- _Data segment_
— BEGIN —

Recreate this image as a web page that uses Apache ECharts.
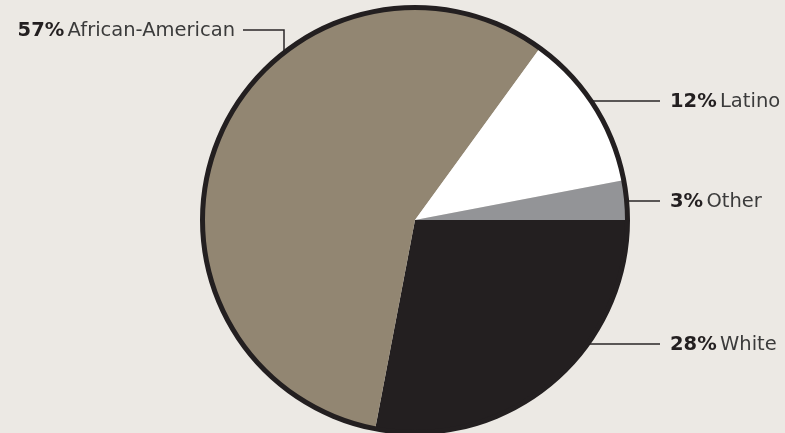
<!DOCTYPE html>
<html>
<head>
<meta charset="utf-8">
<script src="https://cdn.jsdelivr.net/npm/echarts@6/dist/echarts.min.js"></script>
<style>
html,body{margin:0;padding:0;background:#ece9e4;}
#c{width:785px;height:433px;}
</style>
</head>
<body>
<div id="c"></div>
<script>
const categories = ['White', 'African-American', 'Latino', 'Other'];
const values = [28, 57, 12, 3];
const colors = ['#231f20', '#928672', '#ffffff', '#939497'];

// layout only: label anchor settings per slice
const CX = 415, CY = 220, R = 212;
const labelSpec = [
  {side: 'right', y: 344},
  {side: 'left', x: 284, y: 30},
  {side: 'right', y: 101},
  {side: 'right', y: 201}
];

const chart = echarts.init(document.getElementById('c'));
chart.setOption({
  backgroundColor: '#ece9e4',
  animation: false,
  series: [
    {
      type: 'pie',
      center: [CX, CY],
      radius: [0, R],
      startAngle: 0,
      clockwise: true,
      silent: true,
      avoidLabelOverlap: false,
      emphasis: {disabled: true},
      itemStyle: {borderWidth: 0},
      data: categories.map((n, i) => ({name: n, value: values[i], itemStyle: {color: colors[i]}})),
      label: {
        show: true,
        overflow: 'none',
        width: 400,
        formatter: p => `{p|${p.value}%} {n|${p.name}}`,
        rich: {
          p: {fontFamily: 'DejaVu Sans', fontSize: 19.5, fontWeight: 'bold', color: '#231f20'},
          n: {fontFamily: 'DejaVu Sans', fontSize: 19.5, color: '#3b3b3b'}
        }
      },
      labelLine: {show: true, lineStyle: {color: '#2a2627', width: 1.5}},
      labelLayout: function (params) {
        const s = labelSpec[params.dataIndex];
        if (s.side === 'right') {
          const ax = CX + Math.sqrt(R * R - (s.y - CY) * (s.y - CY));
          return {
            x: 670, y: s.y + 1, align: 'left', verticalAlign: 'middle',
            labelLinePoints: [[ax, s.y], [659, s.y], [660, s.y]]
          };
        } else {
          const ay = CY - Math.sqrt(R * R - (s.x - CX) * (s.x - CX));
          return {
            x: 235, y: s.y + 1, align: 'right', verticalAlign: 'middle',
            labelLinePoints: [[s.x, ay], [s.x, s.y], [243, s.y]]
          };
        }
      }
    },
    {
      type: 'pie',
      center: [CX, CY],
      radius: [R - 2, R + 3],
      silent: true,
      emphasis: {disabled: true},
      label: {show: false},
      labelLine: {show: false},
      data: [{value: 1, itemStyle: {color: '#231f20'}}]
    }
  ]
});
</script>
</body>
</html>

— END —

- _What is expected_
Repeat the material verbatim. Do not carry over any picture.

- _Answer to this task_
Recreate this image as a web page that uses Apache ECharts.
<!DOCTYPE html>
<html>
<head>
<meta charset="utf-8">
<script src="https://cdn.jsdelivr.net/npm/echarts@6/dist/echarts.min.js"></script>
<style>
html,body{margin:0;padding:0;background:#ece9e4;}
#c{width:785px;height:433px;}
</style>
</head>
<body>
<div id="c"></div>
<script>
const categories = ['White', 'African-American', 'Latino', 'Other'];
const values = [28, 57, 12, 3];
const colors = ['#231f20', '#928672', '#ffffff', '#939497'];

// layout only: label anchor settings per slice
const CX = 415, CY = 220, R = 212;
const labelSpec = [
  {side: 'right', y: 344},
  {side: 'left', x: 284, y: 30},
  {side: 'right', y: 101},
  {side: 'right', y: 201}
];

const chart = echarts.init(document.getElementById('c'));
chart.setOption({
  backgroundColor: '#ece9e4',
  animation: false,
  series: [
    {
      type: 'pie',
      center: [CX, CY],
      radius: [0, R],
      startAngle: 0,
      clockwise: true,
      silent: true,
      avoidLabelOverlap: false,
      emphasis: {disabled: true},
      itemStyle: {borderWidth: 0},
      data: categories.map((n, i) => ({name: n, value: values[i], itemStyle: {color: colors[i]}})),
      label: {
        show: true,
        overflow: 'none',
        width: 400,
        formatter: p => `{p|${p.value}%} {n|${p.name}}`,
        rich: {
          p: {fontFamily: 'DejaVu Sans', fontSize: 19.5, fontWeight: 'bold', color: '#231f20'},
          n: {fontFamily: 'DejaVu Sans', fontSize: 19.5, color: '#3b3b3b'}
        }
      },
      labelLine: {show: true, lineStyle: {color: '#2a2627', width: 1.5}},
      labelLayout: function (params) {
        const s = labelSpec[params.dataIndex];
        if (s.side === 'right') {
          const ax = CX + Math.sqrt(R * R - (s.y - CY) * (s.y - CY));
          return {
            x: 670, y: s.y + 1, align: 'left', verticalAlign: 'middle',
            labelLinePoints: [[ax, s.y], [659, s.y], [660, s.y]]
          };
        } else {
          const ay = CY - Math.sqrt(R * R - (s.x - CX) * (s.x - CX));
          return {
            x: 235, y: s.y + 1, align: 'right', verticalAlign: 'middle',
            labelLinePoints: [[s.x, ay], [s.x, s.y], [243, s.y]]
          };
        }
      }
    },
    {
      type: 'pie',
      center: [CX, CY],
      radius: [R - 2, R + 3],
      silent: true,
      emphasis: {disabled: true},
      label: {show: false},
      labelLine: {show: false},
      data: [{value: 1, itemStyle: {color: '#231f20'}}]
    }
  ]
});
</script>
</body>
</html>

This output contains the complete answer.